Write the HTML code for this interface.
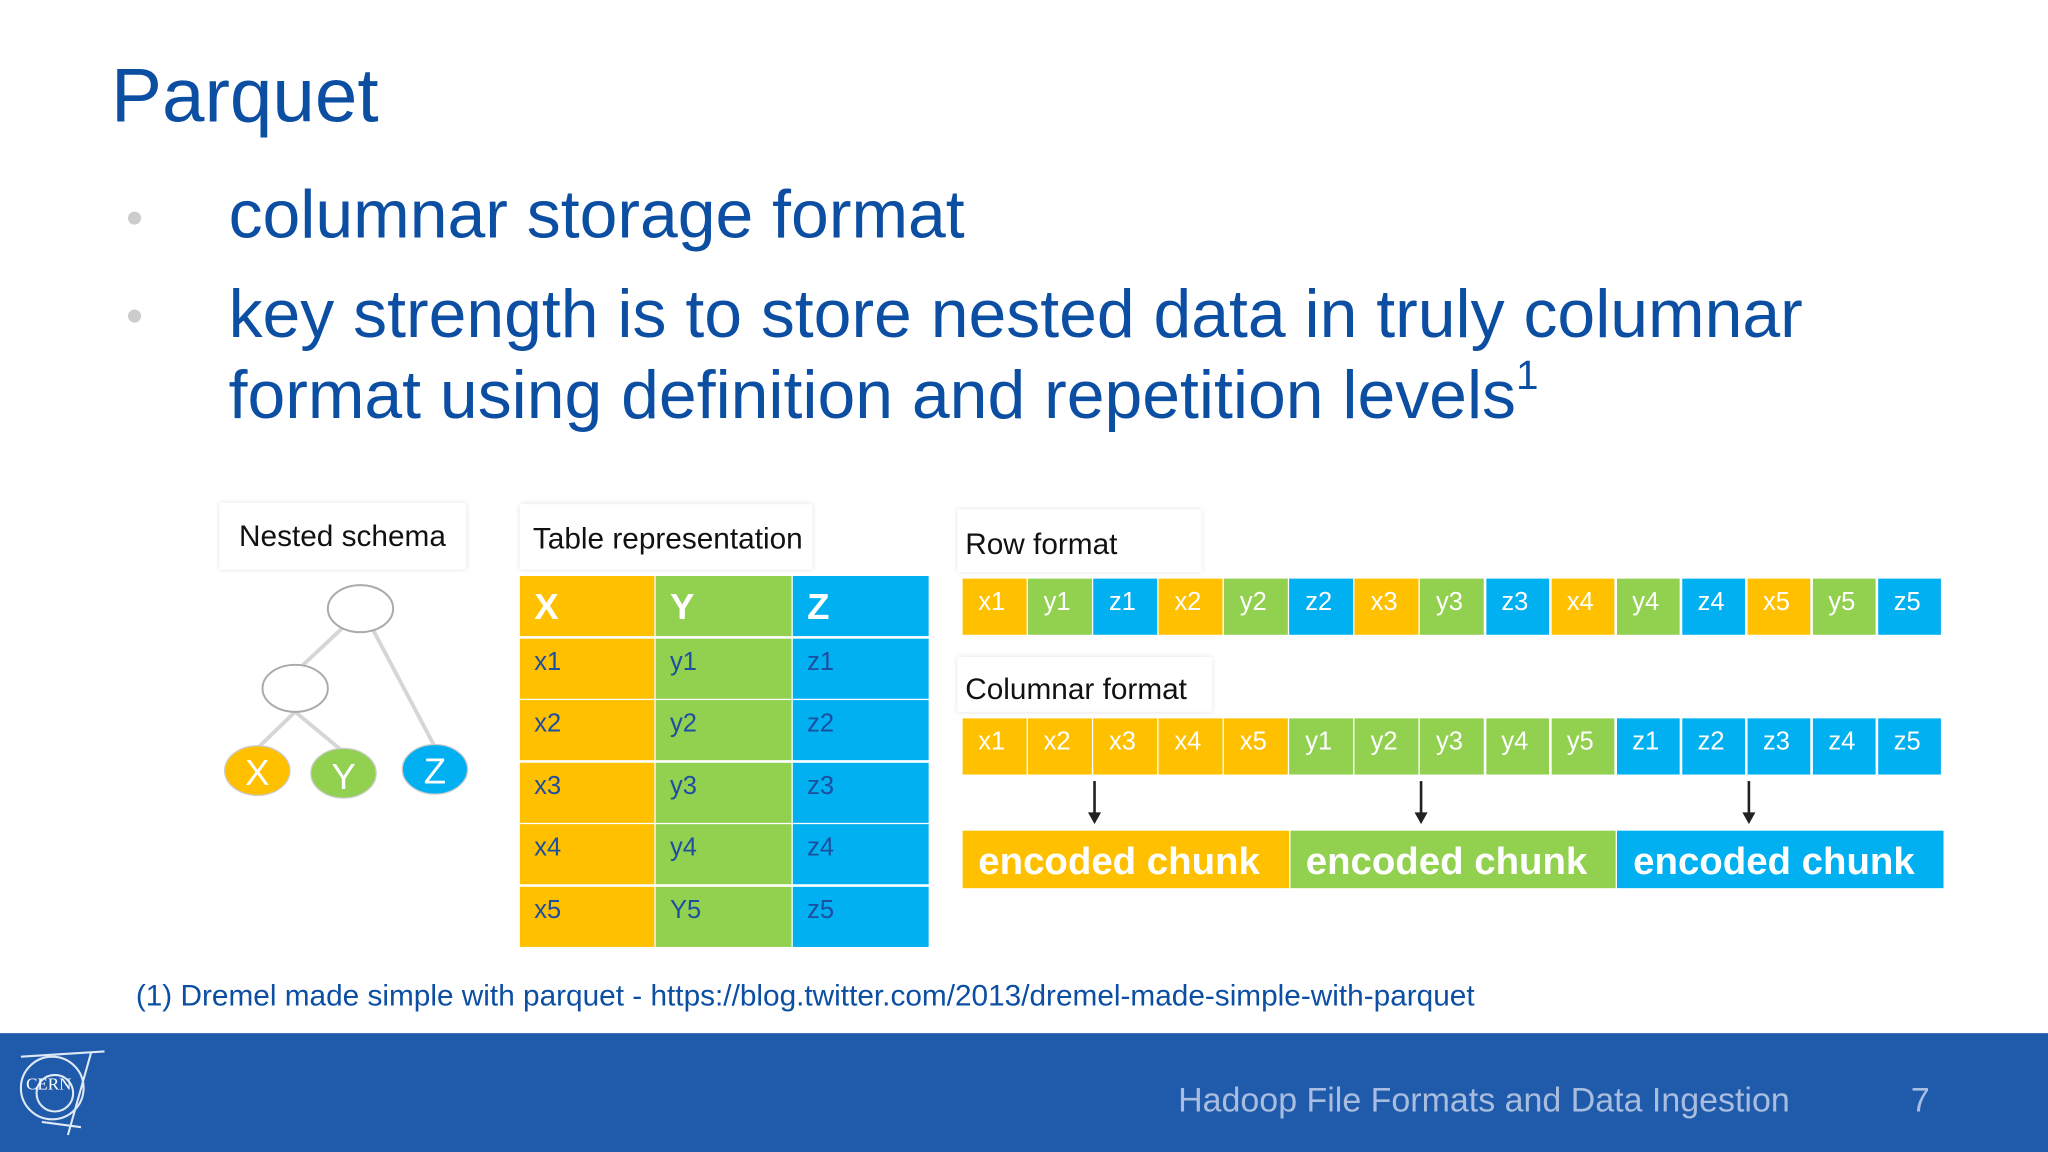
<!DOCTYPE html>
<html><head><meta charset="utf-8">
<style>
html,body{margin:0;padding:0;width:2048px;height:1152px;overflow:hidden;background:#fff}
#s{position:absolute;left:0;top:0;width:1568px;height:882px;transform:scale(1.306122);transform-origin:0 0;font-family:"Liberation Sans",sans-serif}
.a{position:absolute}
.lbl{position:absolute;background:#fff;box-shadow:0 0 4px rgba(0,0,0,0.12);font-size:22.8px;color:#111;box-sizing:border-box;padding-left:12px;white-space:nowrap}
.bl{color:#0b4ea2}
.cell{position:absolute;color:#fff;font-size:19.5px;box-sizing:border-box;padding-left:12px;white-space:nowrap}
.tc{position:absolute;box-sizing:border-box;padding-left:11px;font-size:19.5px;color:#1d4fa0}
</style></head><body>
<div id="s">
<div class="a bl" style="left:85px;top:40px;font-size:58.5px">Parquet</div>
<div class="a" style="left:98px;top:162px;width:10px;height:10px;border-radius:5px;background:#ccc"></div>
<div class="a" style="left:98px;top:237px;width:10px;height:10px;border-radius:5px;background:#ccc"></div>
<div class="a bl" style="left:175px;top:135px;font-size:52px;white-space:nowrap">columnar storage format</div>
<div class="a bl" style="left:175px;top:210px;font-size:52px;line-height:62px;white-space:nowrap">key strength is to store nested data in truly columnar<br>format using definition and repetition levels<sup style="font-size:31px;vertical-align:22px;line-height:0">1</sup></div>

<div class="lbl" style="left:168px;top:385px;width:189px;height:51px;line-height:51px;padding-left:15px">Nested schema</div>
<svg class="a" style="left:0;top:0" width="720" height="740">
<g stroke="#d6d6d6" stroke-width="3" fill="none">
<line x1="262" y1="481" x2="230" y2="511"/><line x1="286" y1="483" x2="332" y2="570"/>
<line x1="226" y1="545" x2="198" y2="572"/><line x1="226" y1="545" x2="261" y2="574"/>
</g>
<ellipse cx="276" cy="466" rx="25" ry="18" fill="#fff" stroke="#aaa" stroke-width="1.5"/>
<ellipse cx="226" cy="527" rx="25" ry="18" fill="#fff" stroke="#aaa" stroke-width="1.5"/>
<ellipse cx="197" cy="590" rx="25" ry="19" fill="#ffc000" stroke="#ccc"/>
<ellipse cx="263" cy="592" rx="25" ry="19" fill="#92d050" stroke="#ccc"/>
<ellipse cx="333" cy="589" rx="25" ry="19" fill="#00b0f0" stroke="#ccc"/>
<g fill="#fff" font-size="28" font-family="Liberation Sans" text-anchor="middle">
<text x="197" y="601">X</text><text x="263" y="604">Y</text><text x="333" y="600">Z</text></g>
</svg>

<div class="lbl" style="left:398px;top:386px;width:224px;height:50px;line-height:52px;padding-left:10px">Table representation</div>
<div id="tbl"></div>

<div class="lbl" style="left:733px;top:390px;width:187px;height:48px;line-height:52px;padding-left:6px">Row format</div>
<div id="rowf"></div>
<div class="lbl" style="left:733px;top:503px;width:195px;height:42px;line-height:48px;padding-left:6px">Columnar format</div>
<div id="colf"></div>
<div id="chunks"></div>

<div class="a bl" style="left:104px;top:749px;font-size:22.8px;white-space:nowrap">(1) Dremel made simple with parquet - https://blog.twitter.com/2013/dremel-made-simple-with-parquet</div>

<div class="a" style="left:0;top:791px;width:1568px;height:91px;background:#1f5aab"></div>
<svg class="a" style="left:12px;top:803px" width="72" height="70">
<g fill="none" stroke="#dfe8f5" stroke-width="1.6"><circle cx="28" cy="30" r="24"/><circle cx="30" cy="34" r="14"/><path d="M4 6 L68 2 M58 2 L40 66 M20 56 L50 60"/></g>
<text x="8" y="31" font-size="13" fill="#fff" font-family="Liberation Serif">CERN</text></svg>
<div class="a" style="left:902px;top:827px;font-size:26px;color:#a9bddf;white-space:nowrap">Hadoop File Formats and Data Ingestion</div>
<div class="a" style="left:1463px;top:827px;font-size:26px;color:#a9bddf">7</div>
</div>
<script>
const colors={x:'#ffc000',y:'#92d050',z:'#00b0f0'};
const tableHeaders=['X','Y','Z'];
const tableRows=[['x1','y1','z1'],['x2','y2','z2'],['x3','y3','z3'],['x4','y4','z4'],['x5','Y5','z5']];
const rowCells=['x1','y1','z1','x2','y2','z2','x3','y3','z3','x4','y4','z4','x5','y5','z5'];
const colCells=['x1','x2','x3','x4','x5','y1','y2','y3','y4','y5','z1','z2','z3','z4','z5'];
const chunkLabels=['encoded chunk','encoded chunk','encoded chunk'];
const chunkKeys=['x','y','z'];
function mk(parent,cls,st,txt){const d=document.createElement('div');d.className=cls;d.style.cssText=st;d.textContent=txt;parent.appendChild(d);return d;}
const tbl=document.getElementById('tbl');
const cx=[398,502,607],cw=[103,104,104];
tableHeaders.forEach((h,i)=>{const d=mk(tbl,'tc',`left:${cx[i]}px;top:441px;width:${cw[i]}px;height:46px;line-height:48px;background:${colors[chunkKeys[i]]};color:#fff;font-weight:bold;font-size:28px`,h);

});
tableRows.forEach((r,j)=>r.forEach((v,i)=>{const d=mk(tbl,'tc',`left:${cx[i]}px;top:${489+j*47.4}px;width:${cw[i]}px;height:46px;line-height:36px;background:${colors[chunkKeys[i]]}`,v);

}));
function strip(id,cells,top){const p=document.getElementById(id);const w=751/cells.length;
cells.forEach((v,i)=>{const d=mk(p,'cell',`left:${737+i*w}px;top:${top}px;width:${w-1.5}px;height:43px;line-height:36px;background:${colors[v[0].toLowerCase()]}`,v);

});}
strip('rowf',rowCells,443);strip('colf',colCells,550);
const ch=document.getElementById('chunks');
chunkLabels.forEach((t,i)=>{const d=mk(ch,'cell',`left:${737+i*250.7}px;top:636px;width:249.5px;height:44px;line-height:48px;background:${colors[chunkKeys[i]]};font-size:29.4px;font-weight:bold`,t);


const a=document.createElement('div');a.className='a';a.style.cssText=`left:${838+i*250.3-1}px;top:598px;width:2px;height:26px;background:#222`;ch.appendChild(a);


const h=document.createElement('div');h.className='a';h.style.cssText=`left:${838+i*250.3-5}px;top:622px;width:0;height:0;border-left:5px solid transparent;border-right:5px solid transparent;border-top:9px solid #222`;ch.appendChild(h);

});
</script>
</body></html>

━━━━━━━━━━

Exercise aim
Set the lines above down again, word for word, from the first through the one containing "strength is to"; pictures excluded.

Answer below
Write the HTML code for this interface.
<!DOCTYPE html>
<html><head><meta charset="utf-8">
<style>
html,body{margin:0;padding:0;width:2048px;height:1152px;overflow:hidden;background:#fff}
#s{position:absolute;left:0;top:0;width:1568px;height:882px;transform:scale(1.306122);transform-origin:0 0;font-family:"Liberation Sans",sans-serif}
.a{position:absolute}
.lbl{position:absolute;background:#fff;box-shadow:0 0 4px rgba(0,0,0,0.12);font-size:22.8px;color:#111;box-sizing:border-box;padding-left:12px;white-space:nowrap}
.bl{color:#0b4ea2}
.cell{position:absolute;color:#fff;font-size:19.5px;box-sizing:border-box;padding-left:12px;white-space:nowrap}
.tc{position:absolute;box-sizing:border-box;padding-left:11px;font-size:19.5px;color:#1d4fa0}
</style></head><body>
<div id="s">
<div class="a bl" style="left:85px;top:40px;font-size:58.5px">Parquet</div>
<div class="a" style="left:98px;top:162px;width:10px;height:10px;border-radius:5px;background:#ccc"></div>
<div class="a" style="left:98px;top:237px;width:10px;height:10px;border-radius:5px;background:#ccc"></div>
<div class="a bl" style="left:175px;top:135px;font-size:52px;white-space:nowrap">columnar storage format</div>
<div class="a bl" style="left:175px;top:210px;font-size:52px;line-height:62px;white-space:nowrap">key strength is to store nested data in truly columnar<br>format using definition and repetition levels<sup style="font-size:31px;vertical-align:22px;line-height:0">1</sup></div>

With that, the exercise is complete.